Goal
Extract each line of the material that follows exactly and omit its pictures.

Source excerpt
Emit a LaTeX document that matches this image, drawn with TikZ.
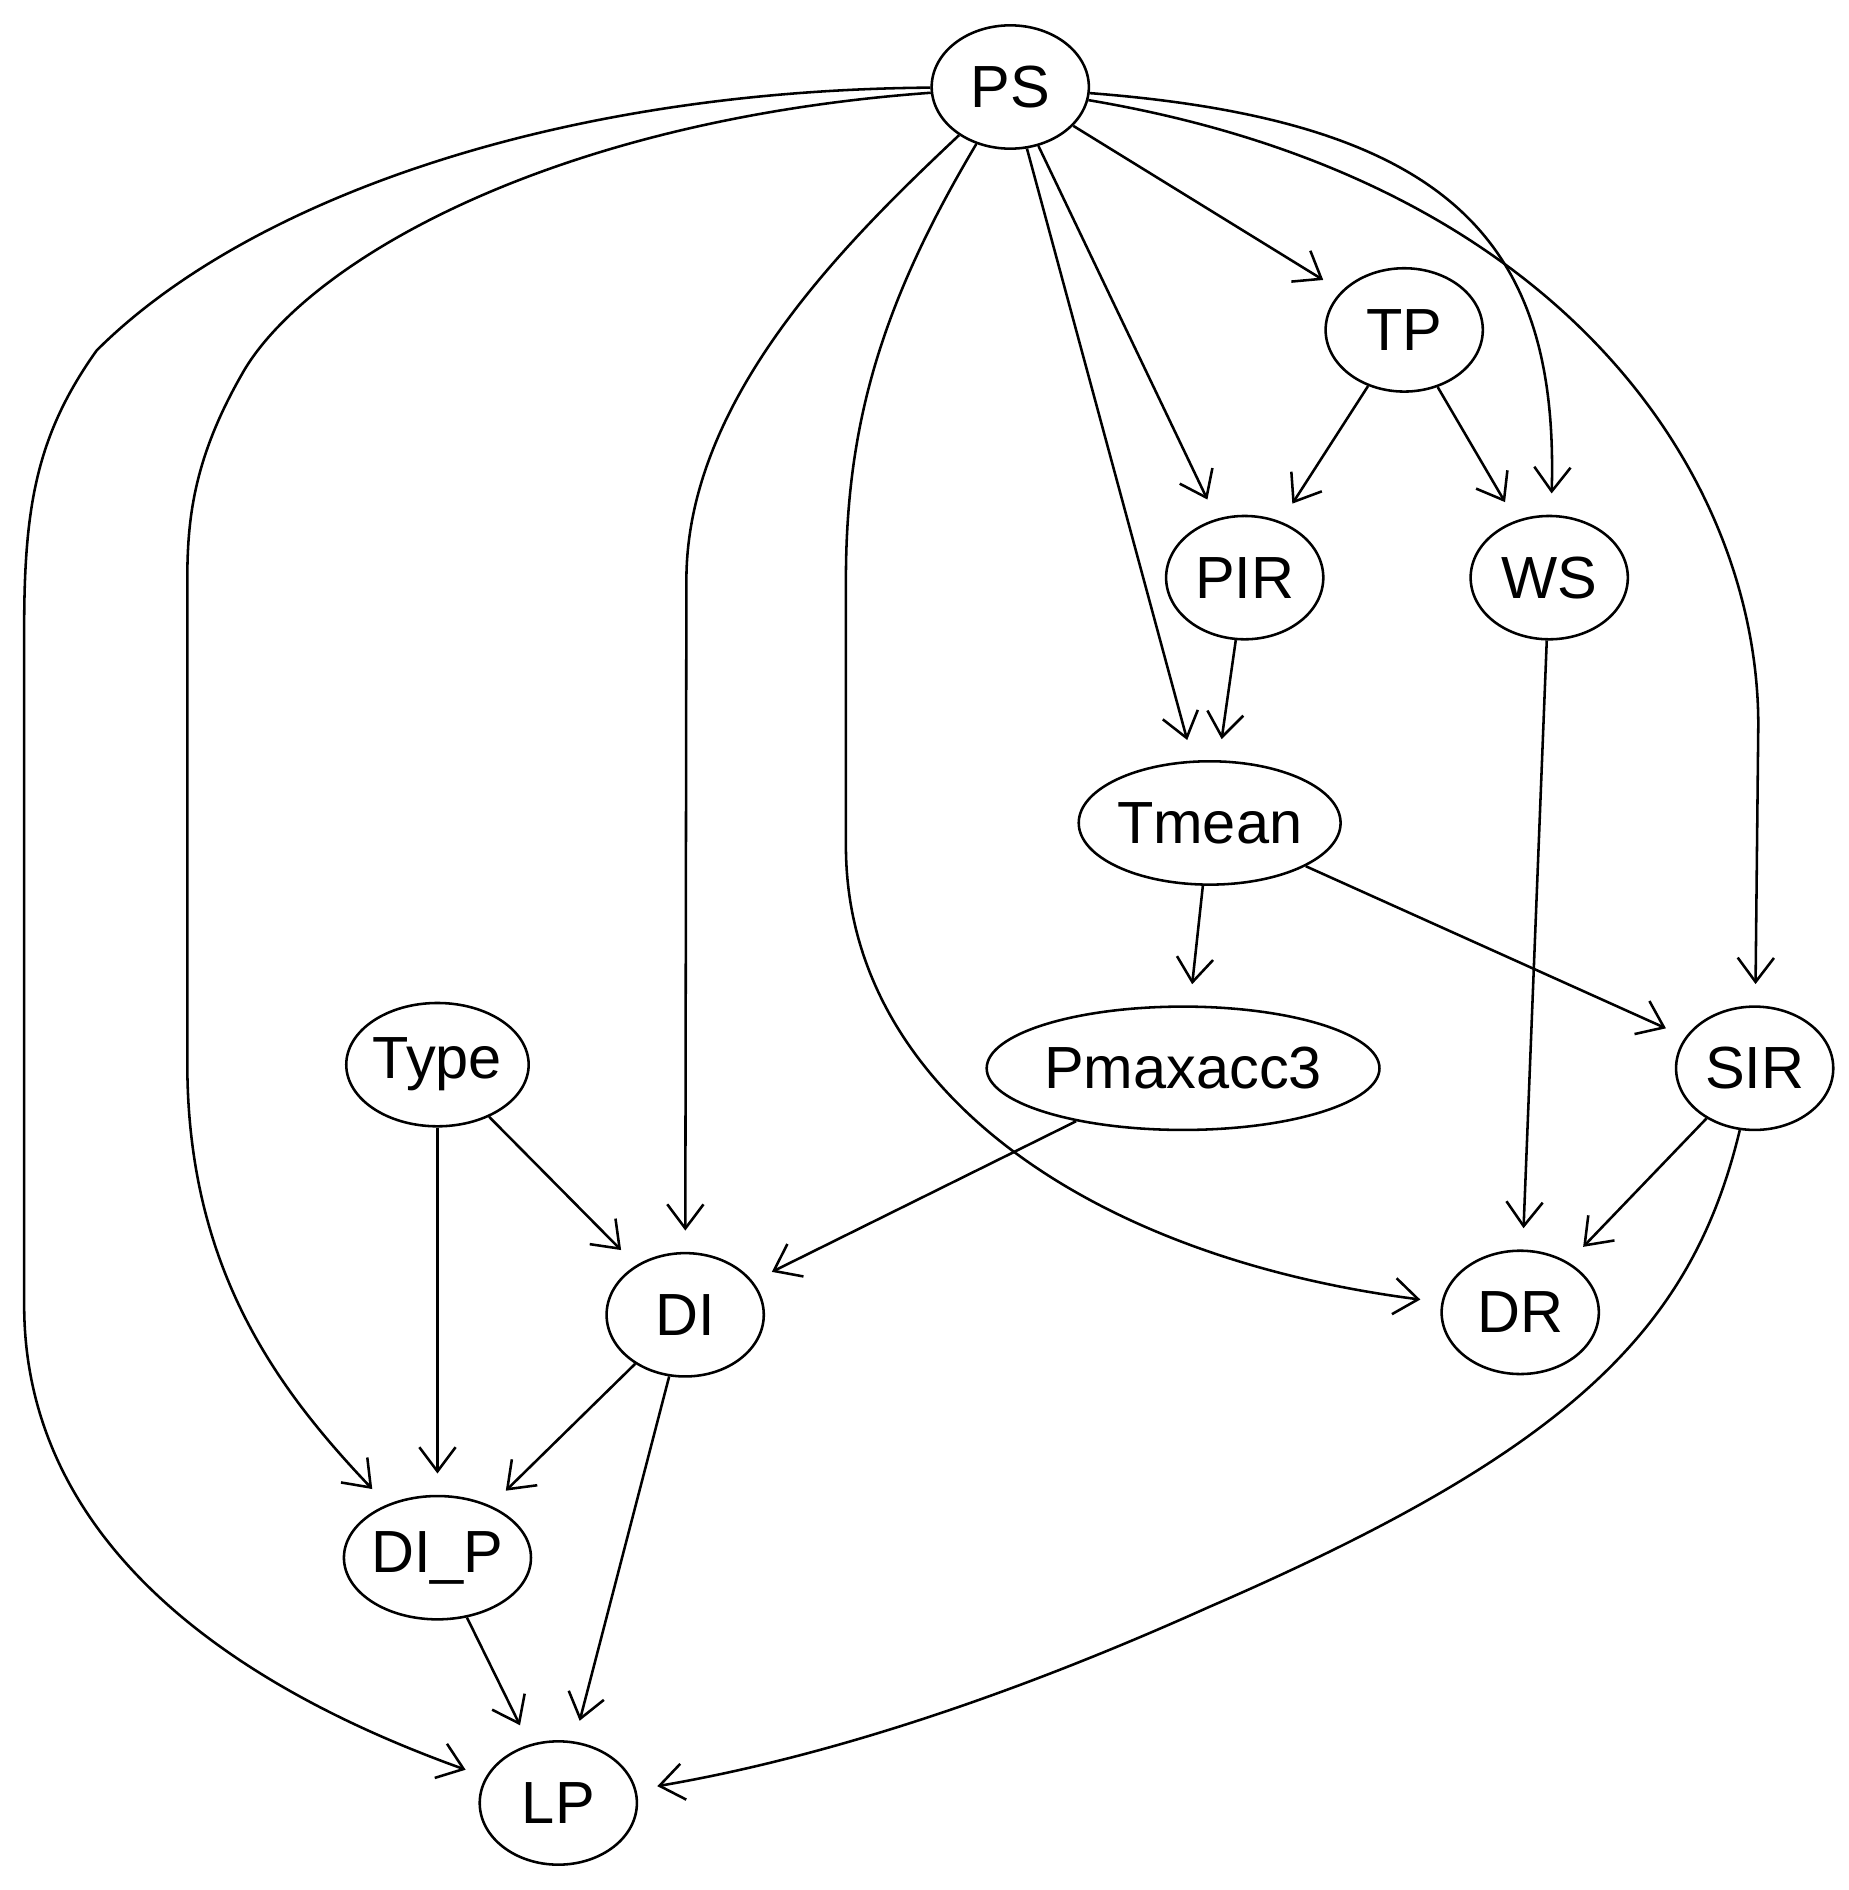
\documentclass[tikz,border=0pt]{standalone}
\usepackage{fontspec}
\setmainfont{Liberation Sans}
\usetikzlibrary{arrows.meta,shapes.geometric}
\begin{document}
\begin{tikzpicture}[x=0.01cm,y=-0.01cm,
  nd/.style={ellipse,draw,line width=0.6pt,minimum width=1.3cm,minimum height=1.02cm,inner sep=0pt,font=\fontsize{14}{16}\selectfont},
  ed/.style={line width=0.6pt,-{Straight Barb[length=0.2cm,width=0.3cm]},shorten >=5pt}]
\path (0,0) rectangle (1530,1564);
\node[nd] (PS) at (836,72) {PS};
\node[nd] (TP) at (1162,273) {TP};
\node[nd] (PIR) at (1030,478) {PIR};
\node[nd] (WS) at (1282,478) {WS};
\node[nd,minimum width=1.76cm] (Tmean) at (1001,681) {Tmean};
\node[nd,minimum width=1.44cm] (Type) at (362,881) {Type};
\node[nd,minimum width=2.4cm] (Pm) at (979,884) {Pmaxacc3};
\node[nd] (SIR) at (1452,884) {SIR};
\node[nd] (DI) at (567,1088) {DI};
\node[nd] (DR) at (1258,1086) {DR};
\node[nd] (DIP) at (362,1289) {DI\_P};
\node[nd] (LP) at (462,1492) {LP};
\draw[ed] (PS) .. controls (450,75) and (200,170) .. (80,290) .. controls (30,360) and (20,420) .. (20,520) -- (20,1080) .. controls (20,1250) and (150,1380) .. (LP);
\draw[ed] (PS) .. controls (450,100) and (250,220) .. (200,310) .. controls (160,380) and (155,430) .. (155,480) -- (155,880) .. controls (155,1050) and (230,1150) .. (DIP);
\draw[ed] (PS) .. controls (700,200) and (568,330) .. (568,480) -- (DI);
\draw[ed] (PS) .. controls (730,250) and (700,350) .. (700,480) -- (700,700) .. controls (700,900) and (900,1040) .. (DR);
\draw[ed] (PS) -- (TP);
\draw[ed] (PS) -- (PIR);
\draw[ed] (PS) -- (Tmean);
\draw[ed] (PS) .. controls (1200,100) and (1290,200) .. (WS);
\draw[ed] (PS) .. controls (1300,150) and (1455,400) .. (1455,600) -- (SIR);
\draw[ed] (TP) -- (PIR);
\draw[ed] (TP) -- (WS);
\draw[ed] (PIR) -- (Tmean);
\draw[ed] (WS) -- (DR);
\draw[ed] (Tmean) -- (Pm);
\draw[ed] (Tmean) -- (SIR);
\draw[ed] (Type) -- (DI);
\draw[ed] (Type) -- (DIP);
\draw[ed] (Pm) -- (DI);
\draw[ed] (SIR) -- (DR);
\draw[ed] (SIR) .. controls (1400,1100) and (1300,1200) .. (1000,1330) .. controls (800,1420) and (650,1460) .. (LP);
\draw[ed] (DI) -- (DIP);
\draw[ed] (DI) -- (LP);
\draw[ed] (DIP) -- (LP);
\end{tikzpicture}
\end{document}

Task output
Emit a LaTeX document that matches this image, drawn with TikZ.
\documentclass[tikz,border=0pt]{standalone}
\usepackage{fontspec}
\setmainfont{Liberation Sans}
\usetikzlibrary{arrows.meta,shapes.geometric}
\begin{document}
\begin{tikzpicture}[x=0.01cm,y=-0.01cm,
  nd/.style={ellipse,draw,line width=0.6pt,minimum width=1.3cm,minimum height=1.02cm,inner sep=0pt,font=\fontsize{14}{16}\selectfont},
  ed/.style={line width=0.6pt,-{Straight Barb[length=0.2cm,width=0.3cm]},shorten >=5pt}]
\path (0,0) rectangle (1530,1564);
\node[nd] (PS) at (836,72) {PS};
\node[nd] (TP) at (1162,273) {TP};
\node[nd] (PIR) at (1030,478) {PIR};
\node[nd] (WS) at (1282,478) {WS};
\node[nd,minimum width=1.76cm] (Tmean) at (1001,681) {Tmean};
\node[nd,minimum width=1.44cm] (Type) at (362,881) {Type};
\node[nd,minimum width=2.4cm] (Pm) at (979,884) {Pmaxacc3};
\node[nd] (SIR) at (1452,884) {SIR};
\node[nd] (DI) at (567,1088) {DI};
\node[nd] (DR) at (1258,1086) {DR};
\node[nd] (DIP) at (362,1289) {DI\_P};
\node[nd] (LP) at (462,1492) {LP};
\draw[ed] (PS) .. controls (450,75) and (200,170) .. (80,290) .. controls (30,360) and (20,420) .. (20,520) -- (20,1080) .. controls (20,1250) and (150,1380) .. (LP);
\draw[ed] (PS) .. controls (450,100) and (250,220) .. (200,310) .. controls (160,380) and (155,430) .. (155,480) -- (155,880) .. controls (155,1050) and (230,1150) .. (DIP);
\draw[ed] (PS) .. controls (700,200) and (568,330) .. (568,480) -- (DI);
\draw[ed] (PS) .. controls (730,250) and (700,350) .. (700,480) -- (700,700) .. controls (700,900) and (900,1040) .. (DR);
\draw[ed] (PS) -- (TP);
\draw[ed] (PS) -- (PIR);
\draw[ed] (PS) -- (Tmean);
\draw[ed] (PS) .. controls (1200,100) and (1290,200) .. (WS);
\draw[ed] (PS) .. controls (1300,150) and (1455,400) .. (1455,600) -- (SIR);
\draw[ed] (TP) -- (PIR);
\draw[ed] (TP) -- (WS);
\draw[ed] (PIR) -- (Tmean);
\draw[ed] (WS) -- (DR);
\draw[ed] (Tmean) -- (Pm);
\draw[ed] (Tmean) -- (SIR);
\draw[ed] (Type) -- (DI);
\draw[ed] (Type) -- (DIP);
\draw[ed] (Pm) -- (DI);
\draw[ed] (SIR) -- (DR);
\draw[ed] (SIR) .. controls (1400,1100) and (1300,1200) .. (1000,1330) .. controls (800,1420) and (650,1460) .. (LP);
\draw[ed] (DI) -- (DIP);
\draw[ed] (DI) -- (LP);
\draw[ed] (DIP) -- (LP);
\end{tikzpicture}
\end{document}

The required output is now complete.